If your familiar with the writer, I'm sure your thinking that that comment is quite an understatement. If you have no idea who I'm talking about then I encourage you to go pick up this book, it will be a great introduction to a writer and thinker that has influenced countless with his works. But as I was saying, C.S. Lewis was on to something. The man who dreamed in lions, witches, and wardrobes, had a way about his writing that expressed the deepest of human thoughts and ideas in the most simple terms and phrases. Since reading Mere Christianity during my sophomore year in college, I've been fascinated by the writer. In fact, several years ago I picked up A Year with C.S. Lewis, a devotional journal with exerts from Lewis' works, and I was reading it the other day. The exert was from The Problem of Pain, a book which I am familiar with but have not read. In this particular passage, Lewis references a verse in Hebrews 2, which after looking up the reference caught my attention:
"For it was fitting for Him, for whom are all things and by whom are all things, in bringing many sons to glory, to make the captain of their salvation perfect through sufferings." - Hebrews 2:10 NKJV
I have never served in the military, but I have played enough sports to know what the role of someone with the title captain. Ultimately, they're a leader with followers. They provide help and direction for their followers, often serving with or even along side them, and most often bear the brunt of responsibility for any given situation. The author of Hebrews is talking here about Jesus Christ, saying that God the Father, allowed and made God the Son, Jesus, to be the captain of salvation through suffering, that is Christ's torture and then death on the cross. Other translations of the Bible use the phrase "author of salvation," or even the word "pioneer." But at that moment in my living room, the idea of Jesus as the captain of our salvation through pain struck the right cord with me.
A few weeks ago my cousin's husband was murdered. Our whole family is still trying to wrap our minds around the senselessness of such a violent act. We've dealt with our share of death and pain, but nothing like this. My cousin's husband was about the nicest guy you could ever expect to meet.

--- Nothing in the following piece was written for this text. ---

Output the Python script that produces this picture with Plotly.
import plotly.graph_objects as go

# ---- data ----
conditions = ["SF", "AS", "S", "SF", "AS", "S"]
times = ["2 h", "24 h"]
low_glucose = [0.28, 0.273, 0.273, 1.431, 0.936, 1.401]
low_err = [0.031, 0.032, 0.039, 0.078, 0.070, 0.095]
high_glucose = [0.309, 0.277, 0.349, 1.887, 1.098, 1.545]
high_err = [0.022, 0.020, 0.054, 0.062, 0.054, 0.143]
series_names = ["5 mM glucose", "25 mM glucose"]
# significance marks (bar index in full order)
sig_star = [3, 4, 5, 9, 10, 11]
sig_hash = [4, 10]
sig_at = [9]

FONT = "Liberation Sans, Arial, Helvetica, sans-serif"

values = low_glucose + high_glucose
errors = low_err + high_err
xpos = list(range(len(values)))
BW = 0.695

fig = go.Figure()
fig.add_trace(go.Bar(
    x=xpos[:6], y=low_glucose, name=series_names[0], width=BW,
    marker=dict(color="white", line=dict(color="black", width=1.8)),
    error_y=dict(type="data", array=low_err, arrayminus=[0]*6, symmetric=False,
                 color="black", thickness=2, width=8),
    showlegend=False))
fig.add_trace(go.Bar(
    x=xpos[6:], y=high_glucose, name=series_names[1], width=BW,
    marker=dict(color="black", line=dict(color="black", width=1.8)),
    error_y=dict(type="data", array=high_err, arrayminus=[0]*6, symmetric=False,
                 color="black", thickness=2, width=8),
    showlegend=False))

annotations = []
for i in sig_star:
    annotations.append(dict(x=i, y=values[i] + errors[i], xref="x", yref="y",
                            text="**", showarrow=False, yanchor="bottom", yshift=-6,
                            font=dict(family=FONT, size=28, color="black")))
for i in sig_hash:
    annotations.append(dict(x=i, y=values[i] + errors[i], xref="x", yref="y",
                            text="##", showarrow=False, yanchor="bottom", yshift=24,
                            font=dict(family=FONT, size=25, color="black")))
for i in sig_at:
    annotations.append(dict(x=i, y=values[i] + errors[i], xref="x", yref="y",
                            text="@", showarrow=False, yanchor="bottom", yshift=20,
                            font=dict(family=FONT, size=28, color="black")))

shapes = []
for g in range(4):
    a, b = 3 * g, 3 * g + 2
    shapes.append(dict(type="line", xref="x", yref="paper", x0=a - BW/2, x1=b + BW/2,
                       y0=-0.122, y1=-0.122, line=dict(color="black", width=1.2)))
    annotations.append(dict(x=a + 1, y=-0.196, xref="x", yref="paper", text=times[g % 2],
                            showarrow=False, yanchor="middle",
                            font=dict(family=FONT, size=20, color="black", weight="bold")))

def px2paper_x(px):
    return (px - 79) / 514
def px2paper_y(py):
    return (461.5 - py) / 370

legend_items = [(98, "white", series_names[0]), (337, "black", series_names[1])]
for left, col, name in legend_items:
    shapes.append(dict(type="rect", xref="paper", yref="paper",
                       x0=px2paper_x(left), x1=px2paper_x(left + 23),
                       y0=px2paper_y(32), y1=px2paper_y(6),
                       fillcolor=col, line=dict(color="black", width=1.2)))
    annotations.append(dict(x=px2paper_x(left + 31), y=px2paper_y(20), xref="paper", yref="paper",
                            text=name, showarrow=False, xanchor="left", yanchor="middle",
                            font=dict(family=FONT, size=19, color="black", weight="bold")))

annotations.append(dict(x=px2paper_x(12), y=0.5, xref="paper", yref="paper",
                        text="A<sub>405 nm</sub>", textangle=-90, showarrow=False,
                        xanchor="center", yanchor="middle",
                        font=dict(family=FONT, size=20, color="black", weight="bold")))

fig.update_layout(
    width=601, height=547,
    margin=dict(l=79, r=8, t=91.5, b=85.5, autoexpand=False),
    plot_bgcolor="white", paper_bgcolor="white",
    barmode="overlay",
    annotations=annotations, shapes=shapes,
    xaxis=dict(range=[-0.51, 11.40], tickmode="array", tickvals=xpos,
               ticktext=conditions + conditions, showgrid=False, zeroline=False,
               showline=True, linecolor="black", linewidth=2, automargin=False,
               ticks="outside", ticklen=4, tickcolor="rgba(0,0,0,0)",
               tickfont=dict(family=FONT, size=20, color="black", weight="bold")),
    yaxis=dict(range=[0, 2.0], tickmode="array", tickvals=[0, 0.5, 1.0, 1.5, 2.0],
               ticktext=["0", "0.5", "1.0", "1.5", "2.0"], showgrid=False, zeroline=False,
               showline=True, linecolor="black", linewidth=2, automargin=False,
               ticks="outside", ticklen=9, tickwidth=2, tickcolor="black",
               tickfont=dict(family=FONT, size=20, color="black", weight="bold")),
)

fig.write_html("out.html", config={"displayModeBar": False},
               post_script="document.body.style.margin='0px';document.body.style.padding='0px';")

Honestly, if the guy had ever known how to be selfish, he'd forgotten how long before I'd met him. He was a welcome addition to the family, and to me and my siblings, he was more like a brother-in-law, than just a guy who married our cousin. He was a Christian which means he is in Heaven, and that seems like the only thing that in this whole situation that makes any sense at all. It has been a painful thing.

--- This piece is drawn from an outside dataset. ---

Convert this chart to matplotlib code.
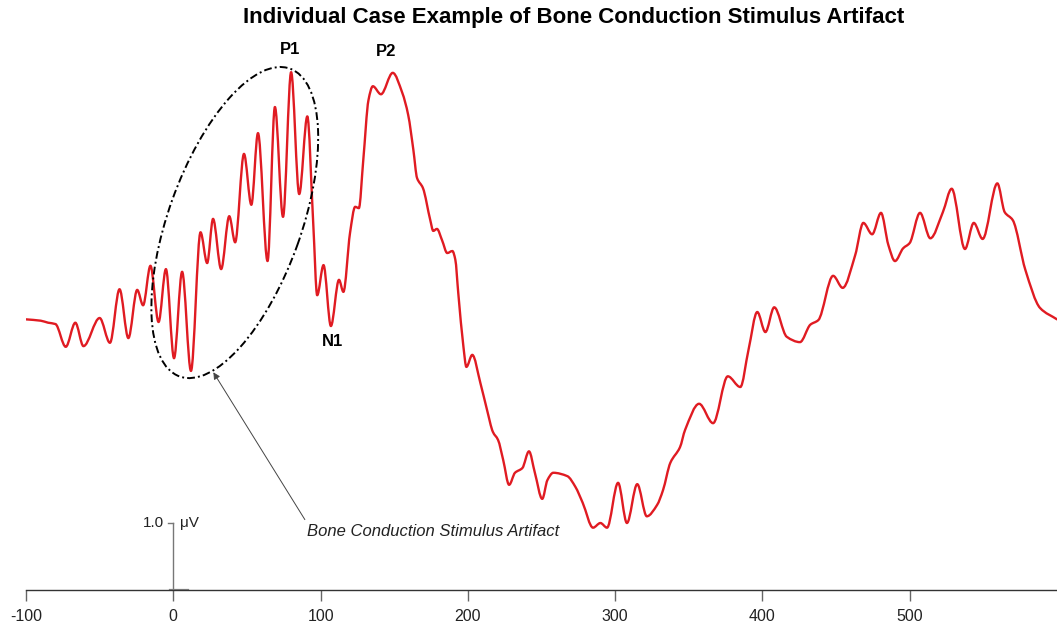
import matplotlib

matplotlib.use("Agg")

import matplotlib.pyplot as plt
import numpy as np
from matplotlib.patches import Ellipse, PathPatch
from matplotlib.path import Path
from matplotlib.transforms import ScaledTranslation

plt.rcParams["font.family"] = ["Liberation Sans", "DejaVu Sans"]
plt.rcParams["axes.unicode_minus"] = False

# averaged trace, latency (ms) vs amplitude (uV) relative to pre-stimulus baseline
time_ms = [
    -100, -90, -85, -80, -73, -66.5, -61, -50, -43, -36.5,
    -30.5, -24.5, -20.5, -15.5, -10, -5, 0.5, 6, 12, 18.5,
    23, 27, 32.5, 38, 42, 48, 53, 57.5, 64, 69,
    74.5, 80, 85.5, 91, 95, 97.7, 102, 107, 112.5, 115.5,
    120, 123.5, 126, 129, 132.5, 135.5, 141, 149, 155.5, 159.5,
    163, 165.5, 169.5, 174.5, 176.5, 179, 182.5, 186, 189.5, 191.5,
    193.5, 197, 199, 203, 208.5, 213, 217, 220.5, 224, 228,
    232, 237, 241.5, 245.5, 250.5, 254, 258, 267.5, 273, 278,
    285, 290, 294.5, 302, 308, 315, 321.5, 328.5, 332.5, 337.5,
    344, 347.5, 357, 366.5, 376.5, 385, 390.5, 396.5, 402, 408,
    416.5, 425.5, 432.5, 438, 448, 454.5, 463, 468.5, 474.5, 480.5,
    485.5, 490, 495.5, 500, 507, 514, 522.5, 528.5, 537.5, 543.5,
    549.5, 559.5, 564.5, 570, 578.5, 588.5, 600,
]
amp_uv = [
    0.01, -0.01, -0.04, -0.06, -0.40, -0.04, -0.39, 0.03, -0.34, 0.46,
    -0.27, 0.45, 0.22, 0.81, -0.03, 0.76, -0.57, 0.72, -0.76, 1.31,
    0.85, 1.51, 0.76, 1.55, 1.16, 2.48, 1.72, 2.79, 0.88, 3.18,
    1.54, 3.70, 1.88, 3.04, 1.45, 0.37, 0.82, -0.09, 0.60, 0.42,
    1.30, 1.69, 1.67, 2.39, 3.28, 3.49, 3.37, 3.69, 3.39, 3.06,
    2.54, 2.12, 1.97, 1.49, 1.33, 1.36, 1.19, 1.00, 1.03, 0.90,
    0.40, -0.40, -0.70, -0.52, -0.94, -1.34, -1.67, -1.79, -2.09, -2.46,
    -2.28, -2.21, -1.96, -2.28, -2.67, -2.39, -2.28, -2.33, -2.49, -2.73,
    -3.10, -3.03, -3.10, -2.43, -3.03, -2.45, -2.93, -2.76, -2.54, -2.13,
    -1.90, -1.64, -1.25, -1.54, -0.84, -1.00, -0.45, 0.12, -0.18, 0.19,
    -0.25, -0.33, -0.07, 0.00, 0.66, 0.48, 0.97, 1.45, 1.28, 1.60,
    1.12, 0.88, 1.07, 1.15, 1.60, 1.22, 1.61, 1.96, 1.06, 1.45,
    1.21, 2.04, 1.61, 1.49, 0.75, 0.18, 0.01,
]

# labelled components: name -> index into the trace, label offset in points
components = {"P1": (31, (-1, 16)), "P2": (47, (-5, 15)), "N1": (37, (1, -11))}

x_ticks = [-100, 0, 100, 200, 300, 400, 500]
x_range = (-100, 600)
y_range = (-4.03, 4.18)
scale_uv = 1.0

title = "Individual Case Example of Bone Conduction Stimulus Artifact"
artifact_note = "Bone Conduction Stimulus Artifact"

TRACE_RED = "#e01b22"


def _smooth_path(x, y):
    """Cubic Bezier path through every sample (monotone Hermite tangents)."""
    x = np.asarray(x, dtype=float)
    y = np.asarray(y, dtype=float)
    d = np.diff(y) / np.diff(x)
    m = np.zeros_like(y)
    m[0], m[-1] = d[0], d[-1]
    for i in range(1, len(y) - 1):
        if d[i - 1] * d[i] > 0:
            m[i] = 2.0 / (1.0 / d[i - 1] + 1.0 / d[i])
    verts = [(x[0], y[0])]
    codes = [Path.MOVETO]
    for i in range(len(x) - 1):
        h = x[i + 1] - x[i]
        verts += [
            (x[i] + h / 3, y[i] + m[i] * h / 3),
            (x[i + 1] - h / 3, y[i + 1] - m[i + 1] * h / 3),
            (x[i + 1], y[i + 1]),
        ]
        codes += [Path.CURVE4] * 3
    return Path(verts, codes)


fig = plt.figure(figsize=(10.57, 6.28), dpi=100)
ax = fig.add_axes([26 / 1057, 38 / 628, 1031 / 1057, 550 / 628])
ax.set_xlim(*x_range)
ax.set_ylim(*y_range)

ax.add_patch(PathPatch(_smooth_path(time_ms, amp_uv), fill=False,
                       edgecolor=TRACE_RED, linewidth=1.7, capstyle="round",
                       joinstyle="round", zorder=3))

for name, (idx, offset) in components.items():
    ax.annotate(name, xy=(time_ms[idx], amp_uv[idx]), xytext=offset,
                textcoords="offset points", ha="center", va="center",
                fontsize=12, fontweight="bold")

# dash-dot ring around the early stimulus artifact
ring = Ellipse((0, 0), width=3.27, height=1.33, angle=70.3, fill=False,
               edgecolor="black", linewidth=1.4, linestyle=(0, (4, 1.6, 1, 1.6)),
               transform=fig.dpi_scale_trans + ScaledTranslation(41.75, 1.455, ax.transData),
               zorder=4)
ax.add_patch(ring)

ax.annotate(artifact_note, xy=(27.2, -0.78), xytext=(91, -3.15),
            ha="left", va="center", fontsize=12, fontstyle="italic", color="#222",
            arrowprops=dict(arrowstyle="-|>", color="#444", lw=0.7,
                            mutation_scale=10, shrinkA=1, shrinkB=0,
                            relpos=(0, 1)))

# amplitude scale bar at stimulus onset
y0 = y_range[0]
ax.plot([0, 0], [y0, y0 + scale_uv], color="#777", lw=1.0, clip_on=False)
ax.plot([-3.4, 0], [y0 + scale_uv, y0 + scale_uv], color="#777", lw=1.0)
ax.plot([-2, 10], [y0, y0], color="#888", lw=1.6)
ax.text(-6.5, y0 + scale_uv, f"{scale_uv:.1f}", ha="right", va="center", fontsize=11, color="#222")
ax.text(4.8, y0 + scale_uv, "\u03bcV", ha="left", va="center", fontsize=11, color="#222")

for side in ("left", "top", "right"):
    ax.spines[side].set_visible(False)
ax.spines["bottom"].set_color("#333")
ax.spines["bottom"].set_linewidth(1.0)
ax.set_yticks([])
ax.set_xticks(x_ticks)
ax.tick_params(axis="x", direction="out", length=8, width=1, color="#666",
               pad=6, labelsize=11.5, labelcolor="#222")

fig.text(574 / 1057, 1 - 18 / 628, title, ha="center", va="center",
         fontsize=16, fontweight="bold")

fig.savefig("out.png", dpi=100, facecolor="white")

But in the midst of me crying out to the Lord, looking for answers for all this heartache and suffering that my family was dealing with, the Lord reminded me that the Father knew what it was like to loose His Son, a pain and sorrow that I imagine was infinitely greater than my own. And in my own sadness, that thought brought me great comfort, knowing that the Lord was hurting about this too. What God made His Son go through for us, is nothing less than amazing, and the thought that in a redemptive act, Jesus became the author and captain of salvation through such pain, is no less astounding. But even as I mourn in the loss of a loved one, I am encouraged knowing that the Lord is not indifferent to such pain, and I believe hurts along side us even as He leads us.